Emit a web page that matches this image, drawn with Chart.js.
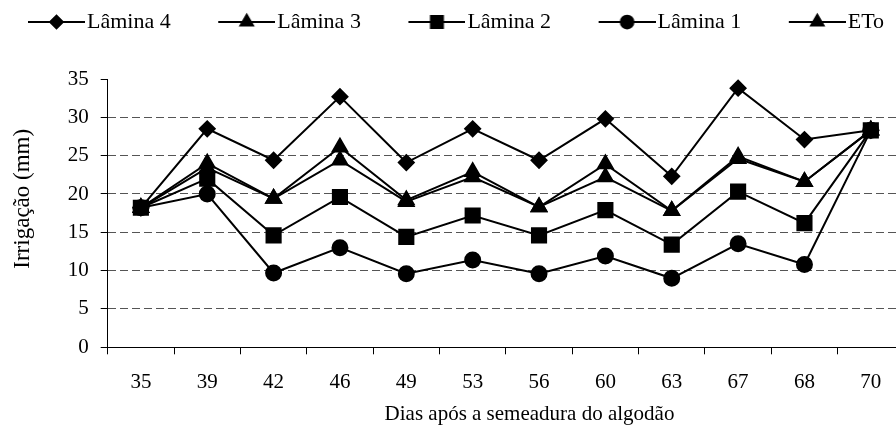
<!DOCTYPE html>
<html>
<head>
<meta charset="utf-8">
<script src="https://cdn.jsdelivr.net/npm/chart.js"></script>
<style>
  * { margin: 0; padding: 0; box-sizing: border-box; }
  body { background: #fff; overflow: hidden; width: 896px; height: 430px; }
  canvas { display: block; }
</style>
</head>
<body>
<canvas id="chart" width="916" height="430"></canvas>

<script>
  // Dias após a semeadura
  const dias = ['35', '39', '42', '46', '49', '53', '56', '60', '63', '67', '68', '70'];

  // Irrigação (mm) por tratamento
  const lamina4 = [18.2, 28.5, 24.4, 32.7, 24.1, 28.5, 24.4, 29.8, 22.3, 33.8, 27.1, 28.3];
  const lamina3 = [18.2, 24.0, 19.4, 26.1, 19.2, 22.9, 18.3, 23.9, 17.8, 24.9, 21.6, 28.3];
  const lamina2 = [18.2, 22.0, 14.6, 19.6, 14.4, 17.2, 14.6, 17.9, 13.4, 20.3, 16.2, 28.3];
  const lamina1 = [18.2, 20.0, 9.7, 13.0, 9.6, 11.4, 9.6, 11.9, 9.0, 13.5, 10.8, 28.3];
  const eto = [18.2, 23.4, 19.4, 24.4, 19.0, 22.2, 18.3, 22.2, 17.8, 24.6, 21.6, 28.3];

  const yTicks = [0, 5, 10, 15, 20, 25, 30, 35];

  const FONT = "'Liberation Serif', 'Times New Roman', serif";
  const NBSP = '\u00A0';

  // legend icon: a short line with the marker in the middle
  function legendIcon(style, r) {
    const c = document.createElement('canvas');
    c.width = 84; c.height = 22;
    const g = c.getContext('2d');
    g.strokeStyle = '#000';
    g.fillStyle = '#000';
    g.lineWidth = 2;
    g.beginPath();
    g.moveTo(27, 11);
    g.lineTo(84, 11);
    g.stroke();
    Chart.helpers.drawPoint(g, { pointStyle: style, radius: r, borderWidth: 1 }, 55.5, 11);
    return c;
  }

  function serie(label, data, style, r, order) {
    return {
      label: label,
      data: data,
      borderColor: '#000',
      backgroundColor: '#000',
      borderWidth: 2,
      pointStyle: style,
      pointRadius: r,
      pointHoverRadius: r,
      pointBackgroundColor: '#000',
      pointBorderColor: '#000',
      tension: 0,
      order: order
    };
  }

  // extra room under the legend
  const legendGap = {
    id: 'legendGap',
    beforeInit(chart) {
      const fit = chart.legend.fit;
      chart.legend.fit = function () {
        fit.call(this);
        this.height += 36;
      };
    }
  };

  const ctx = document.getElementById('chart').getContext('2d');
  const chart = new Chart(ctx, {
    type: 'line',
    data: {
      labels: dias,
      datasets: [
        serie('Lâmina 4', lamina4, 'rectRot', 7.5, 4),
        serie('Lâmina 3', lamina3, 'triangle', 8.5, 3),
        serie('Lâmina 2', lamina2, 'rect', 10, 0),
        serie('Lâmina 1', lamina1, 'circle', 7.5, 1),
        serie('ETo', eto, 'triangle', 8.5, 2)
      ]
    },
    plugins: [legendGap],
    options: {
      responsive: false,
      animation: false,
      layout: { padding: { left: 8, right: 2, top: 9, bottom: 2 } },
      plugins: {
        tooltip: { enabled: false },
        legend: {
          position: 'top',
          align: 'start',
          labels: {
            usePointStyle: true,
            pointStyleWidth: 66,
            padding: 2,
            color: '#000',
            font: { family: FONT, size: 22 },
            generateLabels: (ch) => ch.data.datasets.map((ds, i) => ({
              text: i < ch.data.datasets.length - 1 ? ds.label + '     ' : ds.label,
              datasetIndex: i,
              fontColor: '#000',
              lineWidth: 0,
              pointStyle: legendIcon(ds.pointStyle, ds.pointRadius * 0.85)
            }))
          }
        }
      },
      scales: {
        x: {
          type: 'category',
          offset: true,
          afterFit: (s) => { s.paddingLeft = 0; s.paddingRight = 0; },
          grid: {
            offset: true,
            drawOnChartArea: false,
            drawTicks: true,
            tickLength: 7,
            tickColor: '#000'
          },
          border: { color: '#000', width: 1 },
          ticks: {
            color: '#000',
            padding: 16,
            maxRotation: 0,
            autoSkip: false,
            font: { family: FONT, size: 21 }
          },
          title: {
            display: true,
            text: NBSP.repeat(9) + 'Dias após a semeadura do algodão',
            color: '#000',
            font: { family: FONT, size: 21 },
            padding: { top: -10.1, bottom: 1.4 }
          }
        },
        y: {
          min: 0,
          max: 35,
          afterBuildTicks: (axis) => { axis.ticks = yTicks.map(v => ({ value: v })); },
          grid: {
            color: (c) => (c.tick && c.tick.value > 0 && c.tick.value < 35) ? '#555' : 'rgba(0,0,0,0)',
            lineWidth: 1,
            drawTicks: true,
            tickLength: 7,
            tickColor: '#000'
          },
          border: { color: '#000', width: 1, dash: [8, 4] },
          ticks: {
            color: '#000',
            padding: 12,
            font: { family: FONT, size: 21 }
          },
          title: {
            display: true,
            text: NBSP.repeat(5) + 'Irrigação (mm)',
            color: '#000',
            font: { family: FONT, size: 23 },
            padding: { top: 1.2, bottom: 18.9 }
          }
        }
      }
    }
  });
</script>
</body>
</html>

**WHAT TO PRODUCE:** Repeat verbatim all the material, but not the pictures.

**RESULT OF THIS TASK:**
Emit a web page that matches this image, drawn with Chart.js.
<!DOCTYPE html>
<html>
<head>
<meta charset="utf-8">
<script src="https://cdn.jsdelivr.net/npm/chart.js"></script>
<style>
  * { margin: 0; padding: 0; box-sizing: border-box; }
  body { background: #fff; overflow: hidden; width: 896px; height: 430px; }
  canvas { display: block; }
</style>
</head>
<body>
<canvas id="chart" width="916" height="430"></canvas>

<script>
  // Dias após a semeadura
  const dias = ['35', '39', '42', '46', '49', '53', '56', '60', '63', '67', '68', '70'];

  // Irrigação (mm) por tratamento
  const lamina4 = [18.2, 28.5, 24.4, 32.7, 24.1, 28.5, 24.4, 29.8, 22.3, 33.8, 27.1, 28.3];
  const lamina3 = [18.2, 24.0, 19.4, 26.1, 19.2, 22.9, 18.3, 23.9, 17.8, 24.9, 21.6, 28.3];
  const lamina2 = [18.2, 22.0, 14.6, 19.6, 14.4, 17.2, 14.6, 17.9, 13.4, 20.3, 16.2, 28.3];
  const lamina1 = [18.2, 20.0, 9.7, 13.0, 9.6, 11.4, 9.6, 11.9, 9.0, 13.5, 10.8, 28.3];
  const eto = [18.2, 23.4, 19.4, 24.4, 19.0, 22.2, 18.3, 22.2, 17.8, 24.6, 21.6, 28.3];

  const yTicks = [0, 5, 10, 15, 20, 25, 30, 35];

  const FONT = "'Liberation Serif', 'Times New Roman', serif";
  const NBSP = '\u00A0';

  // legend icon: a short line with the marker in the middle
  function legendIcon(style, r) {
    const c = document.createElement('canvas');
    c.width = 84; c.height = 22;
    const g = c.getContext('2d');
    g.strokeStyle = '#000';
    g.fillStyle = '#000';
    g.lineWidth = 2;
    g.beginPath();
    g.moveTo(27, 11);
    g.lineTo(84, 11);
    g.stroke();
    Chart.helpers.drawPoint(g, { pointStyle: style, radius: r, borderWidth: 1 }, 55.5, 11);
    return c;
  }

  function serie(label, data, style, r, order) {
    return {
      label: label,
      data: data,
      borderColor: '#000',
      backgroundColor: '#000',
      borderWidth: 2,
      pointStyle: style,
      pointRadius: r,
      pointHoverRadius: r,
      pointBackgroundColor: '#000',
      pointBorderColor: '#000',
      tension: 0,
      order: order
    };
  }

  // extra room under the legend
  const legendGap = {
    id: 'legendGap',
    beforeInit(chart) {
      const fit = chart.legend.fit;
      chart.legend.fit = function () {
        fit.call(this);
        this.height += 36;
      };
    }
  };

  const ctx = document.getElementById('chart').getContext('2d');
  const chart = new Chart(ctx, {
    type: 'line',
    data: {
      labels: dias,
      datasets: [
        serie('Lâmina 4', lamina4, 'rectRot', 7.5, 4),
        serie('Lâmina 3', lamina3, 'triangle', 8.5, 3),
        serie('Lâmina 2', lamina2, 'rect', 10, 0),
        serie('Lâmina 1', lamina1, 'circle', 7.5, 1),
        serie('ETo', eto, 'triangle', 8.5, 2)
      ]
    },
    plugins: [legendGap],
    options: {
      responsive: false,
      animation: false,
      layout: { padding: { left: 8, right: 2, top: 9, bottom: 2 } },
      plugins: {
        tooltip: { enabled: false },
        legend: {
          position: 'top',
          align: 'start',
          labels: {
            usePointStyle: true,
            pointStyleWidth: 66,
            padding: 2,
            color: '#000',
            font: { family: FONT, size: 22 },
            generateLabels: (ch) => ch.data.datasets.map((ds, i) => ({
              text: i < ch.data.datasets.length - 1 ? ds.label + '     ' : ds.label,
              datasetIndex: i,
              fontColor: '#000',
              lineWidth: 0,
              pointStyle: legendIcon(ds.pointStyle, ds.pointRadius * 0.85)
            }))
          }
        }
      },
      scales: {
        x: {
          type: 'category',
          offset: true,
          afterFit: (s) => { s.paddingLeft = 0; s.paddingRight = 0; },
          grid: {
            offset: true,
            drawOnChartArea: false,
            drawTicks: true,
            tickLength: 7,
            tickColor: '#000'
          },
          border: { color: '#000', width: 1 },
          ticks: {
            color: '#000',
            padding: 16,
            maxRotation: 0,
            autoSkip: false,
            font: { family: FONT, size: 21 }
          },
          title: {
            display: true,
            text: NBSP.repeat(9) + 'Dias após a semeadura do algodão',
            color: '#000',
            font: { family: FONT, size: 21 },
            padding: { top: -10.1, bottom: 1.4 }
          }
        },
        y: {
          min: 0,
          max: 35,
          afterBuildTicks: (axis) => { axis.ticks = yTicks.map(v => ({ value: v })); },
          grid: {
            color: (c) => (c.tick && c.tick.value > 0 && c.tick.value < 35) ? '#555' : 'rgba(0,0,0,0)',
            lineWidth: 1,
            drawTicks: true,
            tickLength: 7,
            tickColor: '#000'
          },
          border: { color: '#000', width: 1, dash: [8, 4] },
          ticks: {
            color: '#000',
            padding: 12,
            font: { family: FONT, size: 21 }
          },
          title: {
            display: true,
            text: NBSP.repeat(5) + 'Irrigação (mm)',
            color: '#000',
            font: { family: FONT, size: 23 },
            padding: { top: 1.2, bottom: 18.9 }
          }
        }
      }
    }
  });
</script>
</body>
</html>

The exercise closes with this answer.